A real-time generative story engine (previously known as RobotsMakeTV) developed at Transitional Forms, blending machine learning with interactive narrative to produce stories that respond and evolve as the audience engages with them. Developer

• Researched and prototyped intelligent systems for driving real-time generative narrative experiences.
• Optimized inference pipelines to meet the latency demands of a real-time, audience-facing system.
• Implemented solutions around fluid and ambiguous requirements typical of generative experiences, where early design assumptions frequently shifted as the system’s behavior was observed.
• Maintained and documented the codebase, participated in code reviews, and followed studio coding standards.
• Communicated actively with the development and creative teams to address outstanding issues across engineering and storytelling.
• Contributed to the overall design and development of the engine as a generative experience platform.

Dino - Agents that choose when to act

A research project tackling a fundamental inefficiency in real-time game AI: agents that are forced to make a decision on every single frame, regardless of whether anything meaningful has changed. I designed and built a custom delayed-action system that lets agents decide both what to do and when their next decision should happen — dramatically reducing inference calls and producing more deliberate, game-like behavior in continuous-time environments.

• Designed and implemented the delayed-action decision framework on top of Unity ML-Agents.
• Benchmarked against the default per-frame decision baseline across multiple scenarios.
• Published the findings in a Medium article covering the motivation, implementation, and results.

ML-Agents Training Infrastructure & PBT Tools

A training infrastructure layer for Unity ML-Agents built around Population Based Training — a technique used by DeepMind to evolve hyperparameters during training rather than fix them upfront. Beyond PBT, the tooling streamlines the day-to-day reality of training agents at scale: spawning parallel environments, switching the active camera between agents, controlling timescale, surfacing per-agent debug information, and pushing custom metrics to TensorBoard live during training.

• Implemented PBT-style training orchestration on top of Unity ML-Agents.
• Built multi-environment parallel training support to maximize throughput.
• Added in-engine debugging and observability for agent state, custom values, and TensorBoard integration.

Doodle Jump - Attention-based perception for RL agents

A Unity platformer built as a testbed for custom perception systems in reinforcement learning.
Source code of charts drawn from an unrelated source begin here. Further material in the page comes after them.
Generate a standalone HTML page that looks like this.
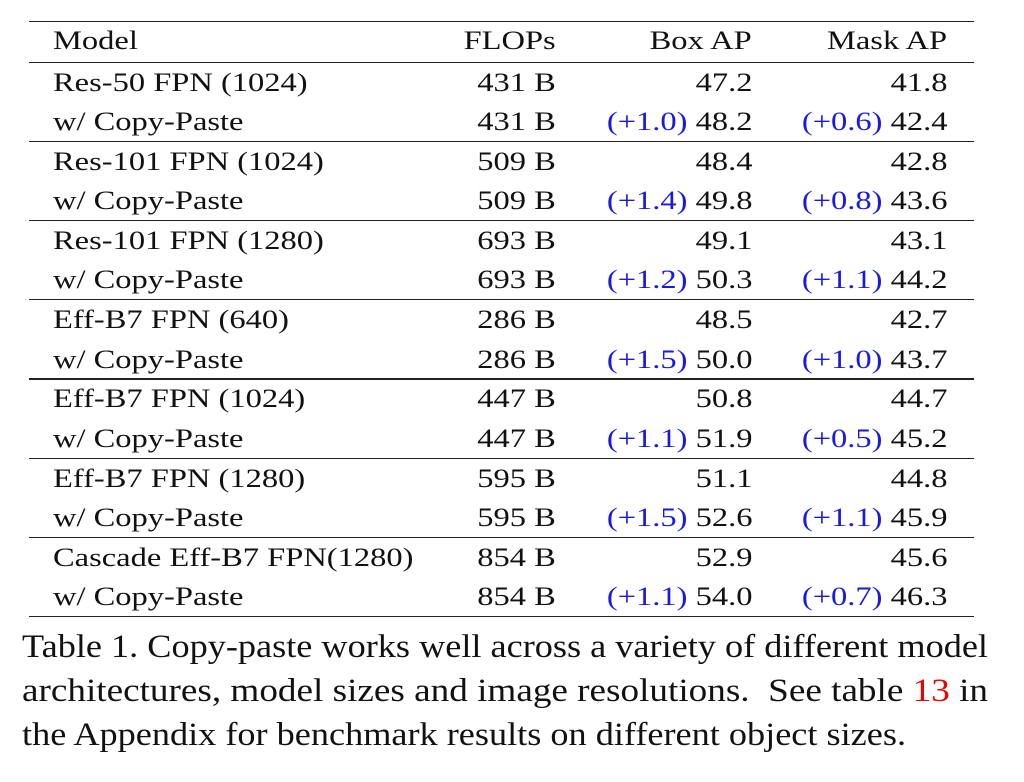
<!DOCTYPE html>
<html><head><meta charset="utf-8"><style>
body{margin:0;background:#fff;width:1024px;height:782px;position:relative;overflow:hidden;font-family:"Liberation Serif",serif;color:#111}
.t{position:absolute;font-size:26px;line-height:26px;white-space:nowrap;transform:scaleX(1.25);transform-origin:left top}
.r{text-align:right;transform-origin:right top}
.rule{position:absolute;left:29px;width:945px;background:#222}
.b{color:#1a1adf}
.cap{position:absolute;left:22px;font-size:33px;line-height:33px;white-space:pre;transform-origin:left top}
</style></head><body>
<div id="tbl"></div>
<div class="cap" id="c1" style="top:631px">Table 1. Copy-paste works well across a variety of different model</div>
<div class="cap" id="c2" style="top:675px">architectures, model sizes and image resolutions.  See table <span style="color:#e00">13</span> in</div>
<div class="cap" id="c3" style="top:719px">the Appendix for benchmark results on different object sizes.</div>
<script>
const models=["Res-50 FPN (1024)","Res-101 FPN (1024)","Res-101 FPN (1280)","Eff-B7 FPN (640)","Eff-B7 FPN (1024)","Eff-B7 FPN (1280)","Cascade Eff-B7 FPN(1280)"];
const flops=["431 B","509 B","693 B","286 B","447 B","595 B","854 B"];
const boxBase=["47.2","48.4","49.1","48.5","50.8","51.1","52.9"];
const boxCP=["48.2","49.8","50.3","50.0","51.9","52.6","54.0"];
const boxGain=["+1.0","+1.4","+1.2","+1.5","+1.1","+1.5","+1.1"];
const maskBase=["41.8","42.8","43.1","42.7","44.7","44.8","45.6"];
const maskCP=["42.4","43.6","44.2","43.7","45.2","45.9","46.3"];
const maskGain=["+0.6","+0.8","+1.1","+1.0","+0.5","+1.1","+0.7"];
const root=document.getElementById('tbl');
function rule(y,name){const d=document.createElement('div');d.className='rule';d.style.top=y+'px';d.style.height='1.4px';


root.appendChild(d);}
function txt(html,x,base,right,name){const d=document.createElement('div');d.className='t'+(right?' r':'');d.innerHTML=html;d.style.top=(base-22)+'px';
if(right){d.style.right=(1024-x)+'px';}else{d.style.left=x+'px';}


root.appendChild(d);}
rule(21,'top-rule');rule(61.5,'header-rule');
txt('Model',53,50,false,'header-model');
txt('FLOPs',556,50,true,'header-flops');
txt('Box AP',752,50,true,'header-box-ap');
txt('Mask AP',947,50,true,'header-mask-ap');
const step=79.2;
for(let i=0;i<models.length;i++){
 const r=61.5+step*i;
 const b1=r+30,b2=r+69.5;
 txt(models[i],53,b1,false,'model-name');
 txt(flops[i],556,b1,true,'flops-value');
 txt(boxBase[i],752,b1,true,'box-ap-value');
 txt(maskBase[i],947,b1,true,'mask-ap-value');
 txt('w/ Copy-Paste',53,b2,false,'copy-paste-label');
 txt(flops[i],556,b2,true,'flops-value');
 txt('<span class="b">('+boxGain[i]+')</span> '+boxCP[i],752,b2,true,'box-ap-copy-paste');
 txt('<span class="b">('+maskGain[i]+')</span> '+maskCP[i],947,b2,true,'mask-ap-copy-paste');
 rule(61.5+step*(i+1),i==models.length-1?'bottom-rule':'group-rule');
}
const c1=document.getElementById('c1'),c2=document.getElementById('c2'),c3=document.getElementById('c3');
const s1=966/c1.getBoundingClientRect().width;
const s2=966/c2.getBoundingClientRect().width;
c1.style.transform='scaleX('+s1+')';
c2.style.transform='scaleX('+s2+')';
c3.style.transform='scaleX('+s1+')';
</script>
</body></html>
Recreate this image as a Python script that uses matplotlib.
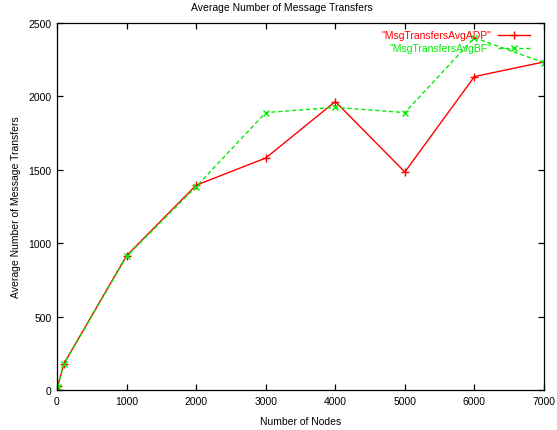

The headline contribution: a sensor that parses surrounding game objects into a variable-length vector processed by an attention module — letting the agent reason about an arbitrary number of nearby entities, rather than being locked to a fixed-size observation space the way most ML-Agents setups are. The project also served as a benchmark to measure how different sensor and network configurations affect decision sampling speed in real-time gameplay.
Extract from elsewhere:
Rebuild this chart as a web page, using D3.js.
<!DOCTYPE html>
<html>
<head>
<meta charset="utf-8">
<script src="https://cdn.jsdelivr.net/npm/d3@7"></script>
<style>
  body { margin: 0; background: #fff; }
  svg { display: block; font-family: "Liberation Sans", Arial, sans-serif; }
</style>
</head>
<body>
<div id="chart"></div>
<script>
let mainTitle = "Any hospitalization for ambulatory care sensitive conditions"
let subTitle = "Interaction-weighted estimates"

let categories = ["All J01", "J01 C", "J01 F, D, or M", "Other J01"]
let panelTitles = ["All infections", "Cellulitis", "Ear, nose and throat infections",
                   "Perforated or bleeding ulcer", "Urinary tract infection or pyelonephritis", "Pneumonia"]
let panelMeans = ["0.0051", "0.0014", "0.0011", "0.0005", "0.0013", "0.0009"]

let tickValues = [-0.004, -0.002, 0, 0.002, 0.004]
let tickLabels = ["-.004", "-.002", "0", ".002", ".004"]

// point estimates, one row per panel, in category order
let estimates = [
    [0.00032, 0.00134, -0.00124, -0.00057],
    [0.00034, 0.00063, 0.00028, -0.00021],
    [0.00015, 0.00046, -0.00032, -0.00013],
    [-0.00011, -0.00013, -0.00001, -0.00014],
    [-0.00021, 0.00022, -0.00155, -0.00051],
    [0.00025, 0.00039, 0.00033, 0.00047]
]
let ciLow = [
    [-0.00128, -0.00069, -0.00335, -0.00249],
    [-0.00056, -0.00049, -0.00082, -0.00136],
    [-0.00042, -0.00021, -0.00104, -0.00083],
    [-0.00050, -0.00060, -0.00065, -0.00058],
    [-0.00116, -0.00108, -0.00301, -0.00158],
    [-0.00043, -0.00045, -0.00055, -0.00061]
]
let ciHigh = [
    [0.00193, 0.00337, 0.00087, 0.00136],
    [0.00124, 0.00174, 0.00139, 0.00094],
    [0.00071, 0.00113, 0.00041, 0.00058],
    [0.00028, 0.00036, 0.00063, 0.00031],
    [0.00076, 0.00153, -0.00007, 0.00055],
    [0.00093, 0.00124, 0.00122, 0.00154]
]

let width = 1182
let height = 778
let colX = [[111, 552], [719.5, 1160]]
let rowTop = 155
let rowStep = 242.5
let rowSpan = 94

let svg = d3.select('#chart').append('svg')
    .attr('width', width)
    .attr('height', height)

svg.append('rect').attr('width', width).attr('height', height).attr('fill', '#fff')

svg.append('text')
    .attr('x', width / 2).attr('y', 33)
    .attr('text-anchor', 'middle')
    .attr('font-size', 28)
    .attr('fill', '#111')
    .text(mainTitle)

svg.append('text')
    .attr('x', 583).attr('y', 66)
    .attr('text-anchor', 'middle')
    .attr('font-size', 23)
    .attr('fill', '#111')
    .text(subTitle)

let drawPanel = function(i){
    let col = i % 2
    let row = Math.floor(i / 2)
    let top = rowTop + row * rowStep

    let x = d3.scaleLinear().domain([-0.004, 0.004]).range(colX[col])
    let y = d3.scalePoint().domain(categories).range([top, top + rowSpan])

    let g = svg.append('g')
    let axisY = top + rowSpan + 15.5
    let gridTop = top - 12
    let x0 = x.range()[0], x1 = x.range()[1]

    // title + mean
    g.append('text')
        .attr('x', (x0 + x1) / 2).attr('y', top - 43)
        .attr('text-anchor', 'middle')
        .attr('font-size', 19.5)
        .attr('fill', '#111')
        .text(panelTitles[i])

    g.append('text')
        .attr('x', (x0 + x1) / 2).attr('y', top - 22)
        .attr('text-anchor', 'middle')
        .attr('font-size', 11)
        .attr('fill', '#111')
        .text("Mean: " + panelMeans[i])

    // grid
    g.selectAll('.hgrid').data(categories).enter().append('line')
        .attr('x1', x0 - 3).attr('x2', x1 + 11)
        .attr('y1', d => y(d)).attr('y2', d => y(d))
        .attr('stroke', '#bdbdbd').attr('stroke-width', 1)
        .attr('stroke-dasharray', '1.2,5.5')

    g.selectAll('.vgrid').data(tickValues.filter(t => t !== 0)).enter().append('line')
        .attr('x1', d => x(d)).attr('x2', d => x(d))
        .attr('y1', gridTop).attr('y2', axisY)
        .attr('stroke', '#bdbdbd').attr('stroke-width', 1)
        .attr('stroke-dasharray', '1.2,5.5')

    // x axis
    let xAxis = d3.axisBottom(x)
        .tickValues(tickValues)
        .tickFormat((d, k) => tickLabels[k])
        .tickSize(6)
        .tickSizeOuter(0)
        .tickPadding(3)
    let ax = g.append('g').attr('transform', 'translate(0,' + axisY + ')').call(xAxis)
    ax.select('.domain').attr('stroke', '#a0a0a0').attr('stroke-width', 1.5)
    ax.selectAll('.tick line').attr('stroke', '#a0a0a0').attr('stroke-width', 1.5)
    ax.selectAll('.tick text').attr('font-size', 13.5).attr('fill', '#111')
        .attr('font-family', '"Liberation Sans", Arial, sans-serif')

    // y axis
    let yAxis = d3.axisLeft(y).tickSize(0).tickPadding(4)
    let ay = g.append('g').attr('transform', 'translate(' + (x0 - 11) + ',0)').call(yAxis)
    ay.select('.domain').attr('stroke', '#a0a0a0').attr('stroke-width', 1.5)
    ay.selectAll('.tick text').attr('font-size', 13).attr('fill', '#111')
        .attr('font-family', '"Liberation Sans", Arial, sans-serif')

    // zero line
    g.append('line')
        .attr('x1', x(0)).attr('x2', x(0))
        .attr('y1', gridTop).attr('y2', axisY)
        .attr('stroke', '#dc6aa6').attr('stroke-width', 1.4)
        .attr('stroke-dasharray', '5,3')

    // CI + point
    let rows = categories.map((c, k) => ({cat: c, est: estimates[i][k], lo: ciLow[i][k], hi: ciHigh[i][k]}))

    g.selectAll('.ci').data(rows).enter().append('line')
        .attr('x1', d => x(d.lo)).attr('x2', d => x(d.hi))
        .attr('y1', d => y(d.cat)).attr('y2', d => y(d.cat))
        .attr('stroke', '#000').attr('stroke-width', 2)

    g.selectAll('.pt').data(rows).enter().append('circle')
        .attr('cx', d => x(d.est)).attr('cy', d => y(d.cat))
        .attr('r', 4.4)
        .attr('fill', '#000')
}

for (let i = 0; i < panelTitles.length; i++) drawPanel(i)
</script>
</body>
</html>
• Designed and implemented the attention-based variable-length sensor.
• Compared multiple perception system designs and training algorithms on the same game.
• Benchmarked inference performance across configurations to inform real-time deployment trade-offs.

Fealty To The King - Self-play RL opponent in a turn-based game

A turn-based board game with a chess-RPG hybrid ruleset, featuring an AI opponent trained from scratch using reinforcement learning and self-play — the same family of techniques behind AlphaZero, applied to a custom ruleset where no prior heuristics existed. I designed the agent’s observation and action spaces, set up the self-play training loop, and tuned the system until the trained agent was a credible opponent for human players.
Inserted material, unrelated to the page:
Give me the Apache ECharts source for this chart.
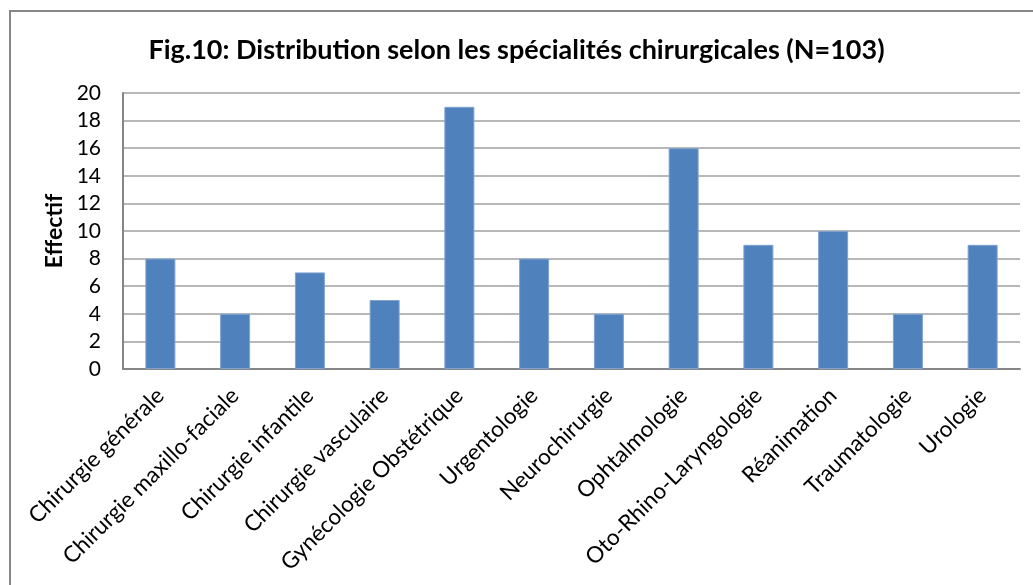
<!DOCTYPE html>
<html>
<head>
<meta charset="utf-8">
<script src="https://cdn.jsdelivr.net/npm/echarts@6/dist/echarts.min.js"></script>
<style>
  html, body { margin: 0; padding: 0; background: #fff; }
  #chart { width: 1033px; height: 585px; }
</style>
</head>
<body>
<div id="chart"></div>
<script>
// données
const specialites = [
  "Chirurgie générale", "Chirurgie maxillo-faciale", "Chirurgie infantile",
  "Chirurgie vasculaire", "Gynécologie Obstétrique", "Urgentologie",
  "Neurochirurgie", "Ophtalmologie", "Oto-Rhino-Laryngologie",
  "Réanimation", "Traumatologie", "Urologie"
];
const effectifs = [8, 4, 7, 5, 19, 8, 4, 16, 9, 10, 4, 9];

const fontFam = "Lato, 'Open Sans', sans-serif";

const myChart = echarts.init(document.getElementById("chart"));

const option = {
  animation: false,
  textStyle: { fontFamily: fontFam },
  title: {
    text: "Fig.10: Distribution selon les spécialités chirurgicales (N=103)",
    left: "center",
    top: 32,
    textStyle: { fontSize: 27, fontWeight: "bold", color: "#000", fontFamily: fontFam },
  },
  graphic: [
    {
      type: "rect",
      shape: { x: 10, y: 11, width: 1040, height: 600 },
      style: { fill: "none", stroke: "#868686", lineWidth: 2 },
      silent: true,
    },
  ],
  grid: { left: 123, right: 13, top: 93, bottom: 216 },
  xAxis: {
    type: "category",
    data: specialites,
    axisTick: { show: false },
    axisLine: { lineStyle: { color: "#868686", width: 2 } },
    axisLabel: {
      rotate: 45,
      interval: 0,
      fontSize: 22.5,
      color: "#000",
      margin: 23,
      fontFamily: fontFam,
    },
  },
  yAxis: {
    type: "value",
    min: 0,
    max: 20,
    interval: 2,
    name: "Effectif",
    nameLocation: "middle",
    nameGap: 55,
    nameTextStyle: { fontSize: 23, fontWeight: "bold", color: "#000", fontFamily: fontFam },
    axisLine: { show: true, lineStyle: { color: "#868686", width: 2 } },
    axisTick: { show: false },
    splitLine: { lineStyle: { color: "#A0A0A0", width: 1.5 } },
    axisLabel: { fontSize: 21, color: "#000", margin: 22, fontFamily: fontFam },
  },
  series: [
    {
      type: "bar",
      data: effectifs,
      barWidth: 30,
      itemStyle: { color: "#4F81BD", borderColor: "#7FA3D0", borderWidth: 1 },
    },
  ],
};

myChart.setOption(option);
</script>
</body>
</html>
• Designed and trained the self-play RL agent that drives the in-game opponent.
• Defined the observation/action representation for a non-standard, mixed-mechanic ruleset.
• Built as a team of five over six months as the capstone for the Game Design and Development program.

Unity DOTS ML-Agents Prototype - Hundreds of agents on ECS

A multi-threaded multi-agent environment built on Unity’s Data-Oriented Technology Stack — using the experimental DOTS branch of ML-Agents to push per-agent AI to a scale that’s typically impractical in standard Unity. Hundreds of agents compete simultaneously in a battle-royale-style arena, with two adversarial networks trained against each other to see what emergent behaviors appear. Originally a research collaboration with Enhearten Media to evaluate whether per-agent learned AI could be feasible inside an RTS game.

• Built the DOTS/ECS-based multi-agent environment from the experimental ML-Agents branch.
• Ran adversarial self-play training across hundreds of concurrent agents.
• Stress-tested the stack to identify what was actually viable for RTS-scale per-agent AI.

Star Jump Commando - Shipped mobile game

A commercial endless runner shipped on Android and iOS in April 2022 — included here as evidence of shipping a polished, balanced game end-to-end alongside the more research-focused projects above.

Unity Developer / Programmer

• Designed and implemented core gameplay systems: collectibles, equipment, enemies, bosses, wave generation, and the difficulty scaling curve.
• Collaborated with other programmers on the overall code architecture and integrated with existing systems.
• Owned QA and balancing for game progression, tuning difficulty against playtest data.
• Worked closely with the design team in agile sprints and standups to translate creative direction into shipped features.